Berlin and EU Spar Over Transport Rules

At issue are the European Commission's anti-terror measures, which Germany's Joachim Wuermeling calls bureaucratic

A looming conflict between Berlin and the European Commission over anti-terror rules for goods transport is the latest in a series of internal market-related disputes, raising questions about the German government's EU enthusiasm.

German daily Handelsblatt reported on Thursday (3 August) that Berlin is resisting plans by EU transport commissioner Jacques Barrot designed to better protect transport of goods against terrorist attacks.

The proposals, including quality certificates for "reliable" transport firms, are seen in Berlin as bureaucratic, with state secretary for the economy Joachim Wuermeling telling the paper that "the commission has clearly gone too far with this legislative proposal."

The case is the latest in a raft of recent disputes over EU regulation between Berlin and Brussels, which is increasingly seen by German politicians as meddling too much in national politics.
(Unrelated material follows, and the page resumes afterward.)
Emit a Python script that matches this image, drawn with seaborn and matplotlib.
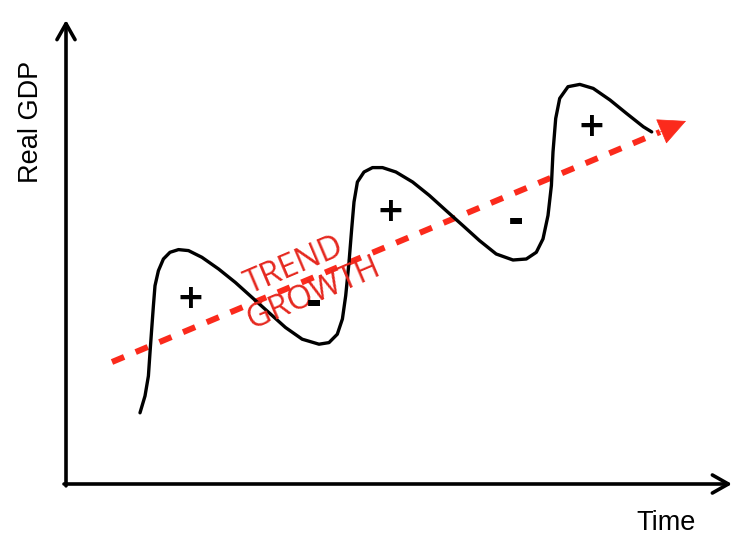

One row which has seen the headlines in the country's newspapers is about German public banks, which play a big role in the financial sector.

STRONG WORDS. Internal market commissioner Charlie McCreevy is strongly against a German rule allowing the title "Sparkasse" (savings bank) only to be carried by public banks, effectively ruling out takeovers of the "Sparkasse" banks by foreign private parties.

Berlin has in the meantime signalled it will probably accede to Brussels' pressure, but German officials were still using strong words in June saying that Berlin was ready to go through "the whole escalation process," including a clash with the commission at the European Court of Justice.

Another hot dispute involves telecom commissioner Viviane Reding, who has attacked German plans to grant a temporary monopoly to Germany's former state-owned giant Telekom for creating a high-speed internet VDSL network.

"I hope we can get back to a constructive dialogue," Germany's economy minister Michael Glos declared according to Die Welt, with Brussels planning legal action against Berlin for hampering competition.

Meanwhile, Berlin is gathering other EU capitals' support against plans by the commission to more closely scrutinise state loans and guarantees to small companies, called "catastrophic" by Mr Glos.

German officials are also annoyed by commission plans to extend public EU procurement rules to small construction and other projects.

MERKEL AND SCHRODER. The German government's mounting irritation with Brussels' internal market activism contrasts with the strong pro-EU image of the country's chancellor, Angela Merkel.

When the conservative Ms Merkel took office last autumn, she vowed to improve relations with the EU executive which had become markedly troubled under her social democrat predecessor Gerhard Schroder.

Mr Schroder had opposed key EU economic laws such as the services directive, while regularly lashing out at Brussels "bureaucrats".

Ms Merkel has instead shied away from any public clashes with the commission, while creating an image of herself as a constructive peacemaker at EU summit meetings.

But at the same time her ministers, such as Mr Glos, appear to have followed Mr Schroder's more confrontational line in their day-to-day dealings with Brussels officials.

On top of this, much of the substance of Mr Schroder's criticism on EU "bureaucracy" is supported by Ms Merkel even if she does not share his style.

The chancellor has announced on a number of occasions that cutting EU red tape will be one of her top priorities when Germany takes on the bloc's presidency in January 2007.